The Malaysian home improvement marktet was valued at MYR 6.9 bn in 2018. Photo: Pixabay/jorono
The Malaysian home improvement marktet was valued at MYR 6.9 bn in 2018. Photo: Pixabay/jorono
26.02.2020

The Malaysian home improvement sector is likely to grow by 10.9 per cent annually between 2018 and 2023, even as buyers gravitate towards cheap but high-value goods, according to Frost & Sullivan, a consultancy firm . In market research released as part of the public listing prospectus submitted by Mr. DIY to Bursa Malaysia - the Malaysian stock exchange - Frost & Sullivan estimates that the country's home improvement retail sector, which was valued at MYR 6.9 bn (Malaysian ringgit; EUR 1.5 bn) in 2018, will grow into an MYR 11.6 bn (EUR 2.6 bn) market in 2023. The market researchers categorise the sector into two: hardware and electrical items, and household and furnishings.

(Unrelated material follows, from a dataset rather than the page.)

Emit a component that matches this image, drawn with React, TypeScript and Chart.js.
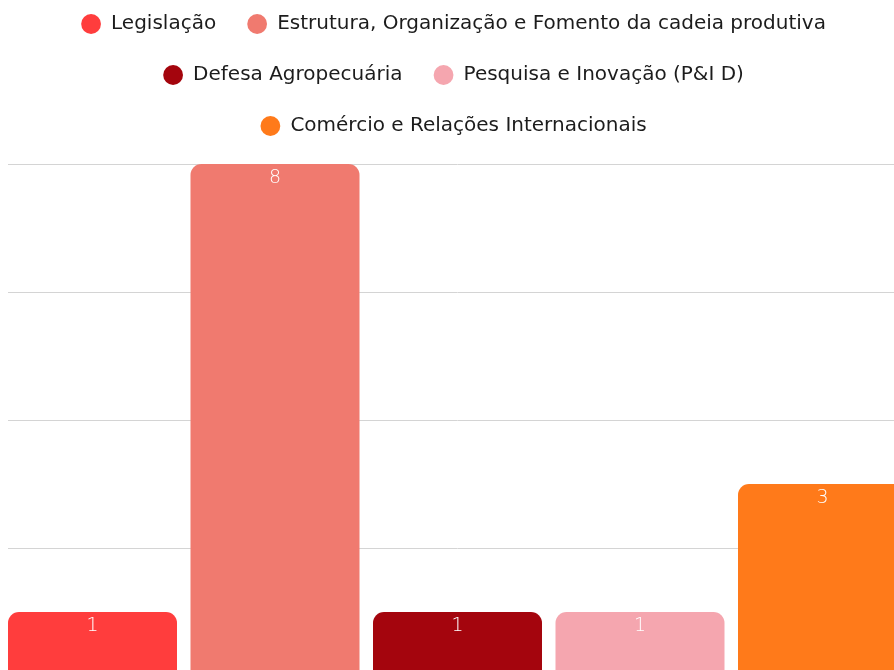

When it comes to sales channels, traditional, single-product, family-owned home improvement businesses are still dominant, but they are giving way to multi-product, omnichannel retail chains.
Frost & Sullivan attributes the low share of home improvement in total retail sales (only 2.9 per cent) to easy access to cheap labour. Malaysia, like other Southeast Asian markets, has a do-it-for-me rather than a do-it-yourself culture, the research company notes.